Zou et al. simulate the hydraulic-fracture-propagation process during temporary-plugged fracturing (TPF) in a naturally fractured formation using a previously developed 3D discrete-element-method-based complex fracture model. Plugged fracture elements with negligible permeability are incorporated into the model to characterize the blocking intervals of diverting agents within hydraulic fractures. The results of this study help to understand the hydraulic-fracture-growth mechanism during TPF and help to optimize the treatment design of TPF and to adjust it in a timely manner.

Liu et al. propose an efficient coupled flow and geomechanics model to characterize the dynamic fracture properties and examine their effects on well performance and stress evolution in complex fractured shale-gas reservoirs.

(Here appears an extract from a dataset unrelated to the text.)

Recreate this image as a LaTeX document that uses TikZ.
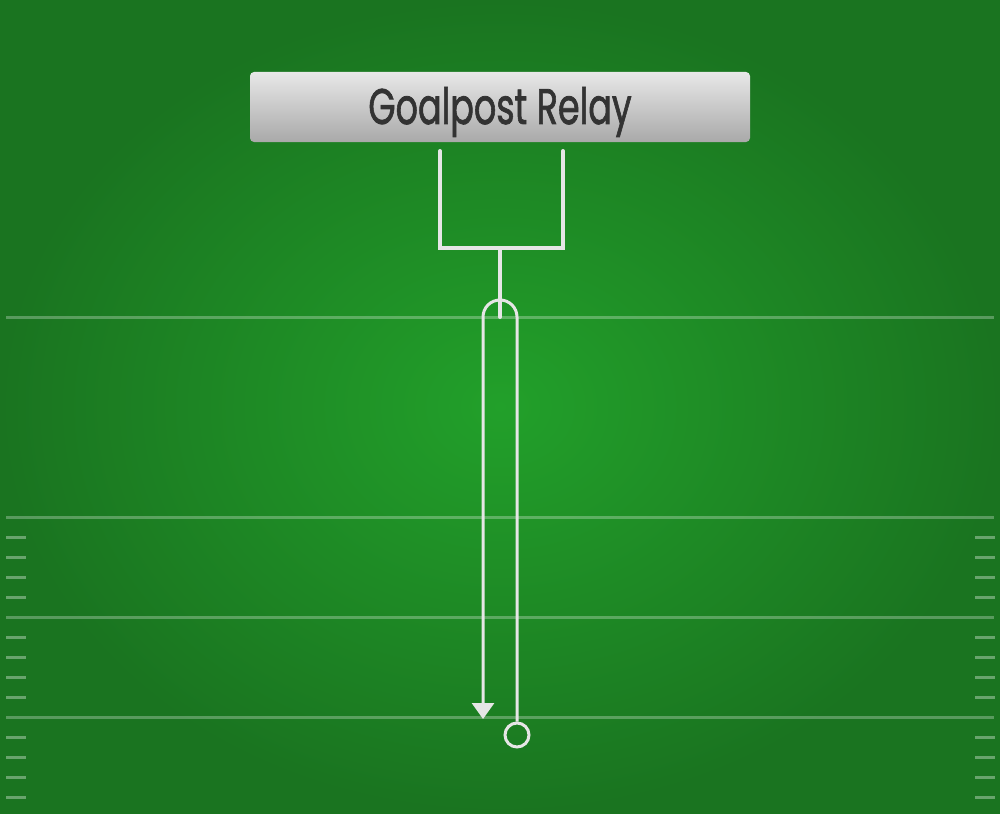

A unified compositional model with nonlinear transport mechanisms is used to accurately describe multiphase flow in shale formations. The embedded discrete fracture model (EDFM) is used to explicitly model the complex fracture networks. Different fracture constitutive models are implemented to describe the dynamic properties of hydraulic fractures and natural fractures, respectively.

Sun et al. develop a numerical model to deal with crushable stiff and soft grains (proxies for sand and shale) simulated with the discrete element method coupled with the bonded-particle model. Reservoir simulations—incorporating the change of porosity and permeability as a compaction table—showed that the compaction can enhance cumulative production due to compaction drive but also reduces production rate by impairing the reservoir permeability. This multiscale numerical workflow bridges grain-scale compaction behavior and field-scale reservoir production.